When the W. Davises run into each other, they try to keep things to small talk, but they quickly pick up where things left off by addressing why they broke up. They alternate between annoyance and affection for each other before diving deep into their past as a couple.
Reflecting on the role, Ryan aligned Willa’s essence with Tom Petty’s “Swingin’.”
“It was like that and the idea that she needed him to ground her, and he needed her to fly. They were opposites that way,” she said. She added that Willa’s energy balanced out the responsibility of directing, which she admitted to being “nervous” about. “Directors have very concentrated, organized energy and Willa does not have that,” she said.
“When it was just ‘action’ and you had to be in the movie, it was a real freedom from all the crazy micromanaging that you have to have in your director brain,” Ryan explained. “I started to like being her because it was a relief from like, ‘Wait, did we get that?’”
As far as why now is the perfect time for a rom-com like “What Happens Later,” Ryan partially credited “Taylor Swift: The Eras Tour” with pushing her indie to a more wintry release — something like “Sleepless in Seattle” versus the fall rom-coms she like “When Harry Met Sally” and “You’ve Got Mail.”

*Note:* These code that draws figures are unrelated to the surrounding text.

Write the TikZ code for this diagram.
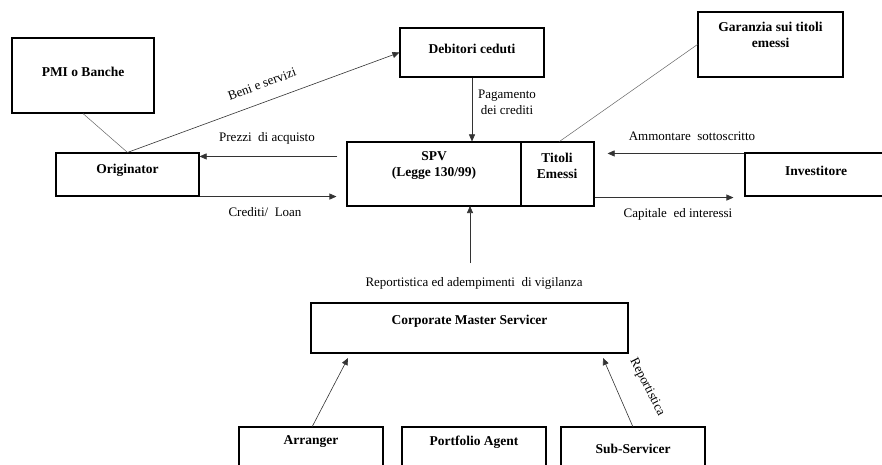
\documentclass[tikz,border=0pt]{standalone}
\usepackage{fontspec}
\setmainfont{Liberation Serif}
\usetikzlibrary{arrows.meta,calc}
\begin{document}
\begin{tikzpicture}[x=1pt,y=-1pt,
  box/.style={draw=black,line width=1.1pt,inner sep=0pt},
  bt/.style={font=\fontsize{13.5}{16}\selectfont\bfseries,align=center,inner sep=0pt},
  lt/.style={font=\fontsize{13}{16}\selectfont,align=center,inner sep=0pt},
  arr/.style={draw=black!80,line width=0.6pt,-{Triangle[length=7pt,width=6pt]}},
  ln/.style={draw=black!60,line width=0.5pt}]
\clip (0,0) rectangle (882,465);
\fill[white] (0,0) rectangle (882,465);
% boxes
\node[box,minimum width=142,minimum height=75] (pmi) at (83,75.5) {};
\node[box,minimum width=143,minimum height=43] (orig) at (127.5,174.5) {};
\node[box,minimum width=144,minimum height=49] (deb) at (472,52.5) {};
\node[box,minimum width=174,minimum height=64] (spv) at (434,174) {};
\node[box,minimum width=73,minimum height=64] (tit) at (557.5,174) {};
\node[box,minimum width=145,minimum height=65] (gar) at (770.5,44.5) {};
\node[box,minimum width=160,minimum height=43] (inv) at (825,174.5) {};
\node[box,minimum width=317,minimum height=50] (cms) at (469.5,328) {};
\node[box,minimum width=144,minimum height=63] (arr) at (311,458.5) {};
\node[box,minimum width=144,minimum height=63] (port) at (474,458.5) {};
\node[box,minimum width=144,minimum height=63] (sub) at (633,458.5) {};
% box texts
\node[bt] (tpmi) at (83,72) {PMI o Banche};
\node[bt] (torig) at (127.5,170) {Originator};
\node[bt] (tdeb) at (472,49) {Debitori ceduti};
\node[bt] (tspv) at (434,166) {SPV\\(Legge 130/99)};
\node[bt] (ttit) at (557,166) {Titoli\\Emessi};
\node[bt] (tgar) at (770.5,35) {Garanzia sui titoli\\emessi};
\node[bt] (tinv) at (816,171) {Investitore};
\node[bt] (tcms) at (469.5,321) {Corporate Master Servicer};
\node[bt] (tarr) at (311,442) {Arranger};
\node[bt] (tport) at (474,442) {Portfolio Agent};
\node[bt] (tsub) at (633,449) {Sub-Servicer};
% coordinates for free ends
\coordinate (pzA) at ($(spv.north west)+(-9,15)$);
\coordinate (crB) at ($(spv.south west)+(-10,-10)$);
\coordinate (amB) at ($(tit.north east)+(13,12)$);
\coordinate (caB) at ($(inv.south west)+(-11,1)$);
\coordinate (vg) at (470,263);
\coordinate (vgT) at (470,206);
\coordinate (arT) at (348,358);
\coordinate (arS) at (312,427);
\coordinate (suT) at (603,358);
\coordinate (suS) at (633,427);
% connectors
\draw[ln] (pmi.south) -- (orig.north);
\draw[arr] (orig.north) -- (deb.west);
\draw[arr] (pzA) -- (orig.east |- pzA);
\draw[arr] (orig.south east) -- (crB |- orig.south east);
\draw[arr] (deb.south) -- (spv.north -| deb.south);
\draw[ln] (gar.west) -- ($(tit.north)+(2,0)$);
\draw[arr] (inv.north west |- amB) -- (amB);
\draw[arr] (tit.south east |- caB) -- (caB);
\draw[arr] (vg) -- (vgT);
\draw[arr] (arS) -- (arT);
\draw[arr] (suS) -- (suT);
% labels
\node[lt,rotate=20] (lbeni) at (262,84) {Beni e servizi};
\node[lt] (lpz) at (267,138) {Prezzi\ \ di acquisto};
\node[lt] (lcr) at (265,212) {Crediti/\ \ Loan};
\node[lt] (lpag) at (507,102) {Pagamento\\dei crediti};
\node[lt] (lam) at (692,136) {Ammontare\ \ sottoscritto};
\node[lt] (lca) at (678,214) {Capitale\ \ ed interessi};
\node[lt] (lrep) at (474,283) {Reportistica ed adempimenti\ \ di vigilanza};
\node[lt,rotate=-63] (lrs) at (647,387) {Reportistica};
\end{tikzpicture}
\end{document}
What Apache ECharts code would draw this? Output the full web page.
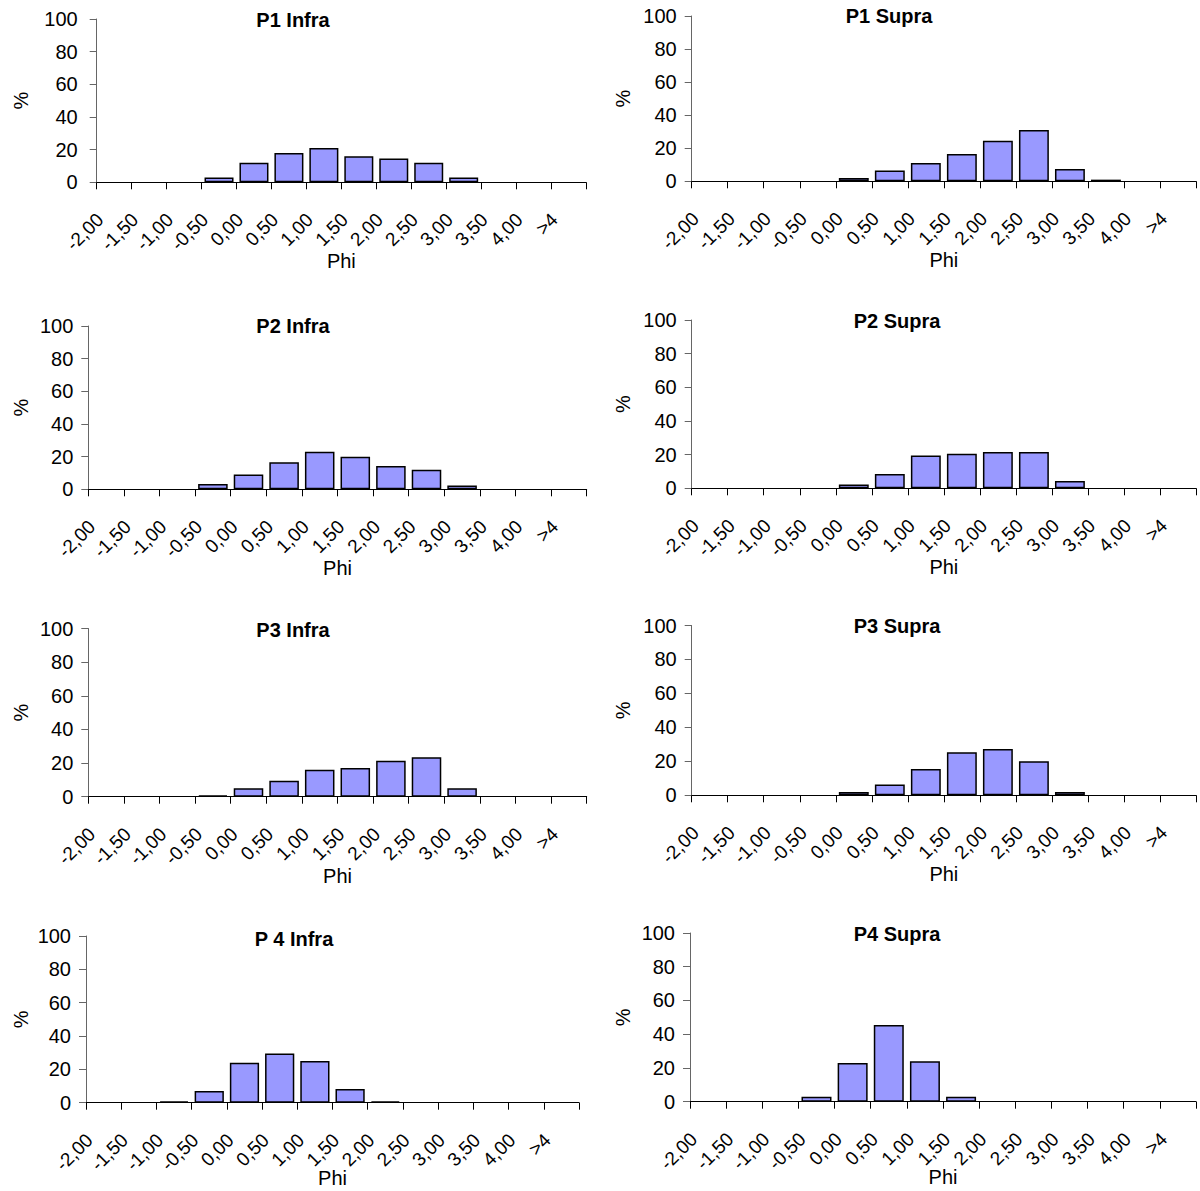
<!DOCTYPE html>
<html>
<head>
<meta charset="utf-8">
<script src="https://cdn.jsdelivr.net/npm/echarts@6/dist/echarts.min.js"></script>
<style>
html,body{margin:0;padding:0;background:#fff;}
#chart{width:1200px;height:1191px;}
</style>
</head>
<body>
<div id="chart"></div>
<script>
// Category labels (Phi classes)
var categories = ['-2,00','-1,50','-1,00','-0,50','0,00','0,50','1,00','1,50','2,00','2,50','3,00','3,50','4,00','>4'];
// Y tick values
var yTicks = [0, 20, 40, 60, 80, 100];
// Panel titles
var titles = ['P1 Infra','P1 Supra','P2 Infra','P2 Supra','P3 Infra','P3 Supra','P 4 Infra','P4 Supra'];
// Series values (%)
var p1Infra = [0,0,0,3,12,18,21,16,14.5,12,3,0,0,0];
var p1Supra = [0,0,0,0,2,6.5,11,16.5,24.5,31,7.5,1,0,0];
var p2Infra = [0,0,0,3.3,9,16.5,23,20,14.3,12,2.3,0,0,0];
var p2Supra = [0,0,0,0,2.3,8.5,19.5,20.5,21.5,21.5,4.3,0,0,0];
var p3Infra = [0,0,0,0.8,5,9.5,16,17,21.3,23.5,5,0,0,0];
var p3Supra = [0,0,0,0,2,6.3,15.5,25.3,27.2,20,2,0,0,0];
var p4Infra = [0,0,0.8,7,24,29.5,25,8.2,0.8,0,0,0,0,0];
var p4Supra = [0,0,0,3,23,45.5,24,3,0,0,0,0,0,0];
var seriesData = [p1Infra,p1Supra,p2Infra,p2Supra,p3Infra,p3Supra,p4Infra,p4Supra];

// Layout (pixels)
var grids = [
  {left:96.7, top:19,    width:489.3, height:163.3},
  {left:691.7, top:16,   width:504.3, height:165.3},
  {left:88.3, top:326,   width:498.4, height:163.3},
  {left:691.7, top:320,  width:504.3, height:168.3},
  {left:88.3, top:628.5, width:498.4, height:168.2},
  {left:691.7, top:625.5,width:504.3, height:169.8},
  {left:86,   top:936,   width:493,   height:166.7},
  {left:690,  top:933,   width:506,   height:168.7}
];
var titlePos = [
  {x:293, y:22}, {x:889, y:18},
  {x:293, y:328},{x:897, y:323},
  {x:293, y:632},{x:897, y:628},
  {x:294, y:941},{x:897, y:936}
];
var yLabelMargin = [19, 15, 15, 15, 15, 15, 15, 15];
var percentCenterX = [20.5, 623, 20.5, 623, 20.5, 623, 20.5, 623];
var phiGap = [69, 69, 69, 69, 69, 69, 65, 65];

var FONT = '"Liberation Sans", Arial, Helvetica, sans-serif';
var option = {
  backgroundColor:'#ffffff',
  animation:false,
  title:[], grid:[], xAxis:[], yAxis:[], series:[]
};
for (var i = 0; i < 8; i++) {
  var g = grids[i];
  option.grid.push({left:g.left, top:g.top, width:g.width, height:g.height, outerBoundsMode:'none', containLabel:false});
  option.title.push({
    text: titles[i], left: titlePos[i].x - 5, top: titlePos[i].y - 17, textAlign:'center',
    textStyle:{fontFamily:FONT, fontSize:20, fontWeight:'bold', color:'#000'}
  });
  option.xAxis.push({
    type:'category', gridIndex:i, data:categories,
    name:'Phi', nameLocation:'middle', nameGap:phiGap[i], nameMoveOverlap:false,
    nameTextStyle:{fontFamily:FONT, fontSize:20, color:'#000'},
    axisLine:{lineStyle:{color:'#000', width:1}},
    axisTick:{show:true, interval:0, length:7, lineStyle:{color:'#000', width:1}},
    axisLabel:{interval:0, rotate:45, margin:20, padding:[0,20,0,0], fontFamily:FONT, fontSize:19, color:'#000'},
    splitLine:{show:false}
  });
  option.yAxis.push({
    type:'value', gridIndex:i, min:yTicks[0], max:yTicks[yTicks.length-1], interval:yTicks[1]-yTicks[0],
    name:'%', nameLocation:'middle', nameGap: g.left - percentCenterX[i] - 10,
    nameTextStyle:{fontFamily:FONT, fontSize:20, color:'#000'},
    axisLine:{show:true, lineStyle:{color:'#666', width:1}},
    axisTick:{show:true, length:7, lineStyle:{color:'#666', width:1}},
    axisLabel:{margin:yLabelMargin[i], fontFamily:FONT, fontSize:20, color:'#000'},
    splitLine:{show:false}
  });
  option.series.push({
    type:'bar', xAxisIndex:i, yAxisIndex:i,
    data: seriesData[i].map(function(v){ return v === 0 ? null : v; }),
    barCategoryGap:'17%',
    itemStyle:{color:'#9999ff', borderColor:'#000', borderWidth:1.5},
    silent:true
  });
}
var chart = echarts.init(document.getElementById('chart'), null, {renderer:'svg'});
chart.setOption(option);
</script>
</body>
</html>
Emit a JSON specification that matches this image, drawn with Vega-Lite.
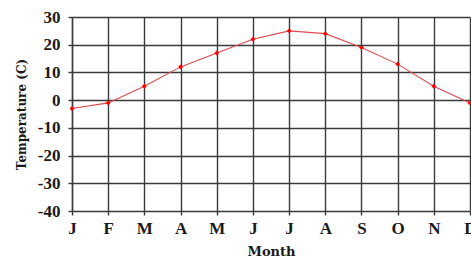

“We’re so lucky because Taylor Swift’s movie came out on Oct. 13 and ours got pushed a little. It keeps getting pushed,” she said. “I really do actually think of it as a winter movie. Originally, it was slated to try to come out in the summer. I don’t know that it’s technically a holiday movie, but because it’s cold and because it’s magical reality and because of the snowstorm and all that, I picture you cozy up to it during your vacation around Christmas or when you’re all together for Thanksgiving.”
“What Happens Later” arrives in theaters on Friday.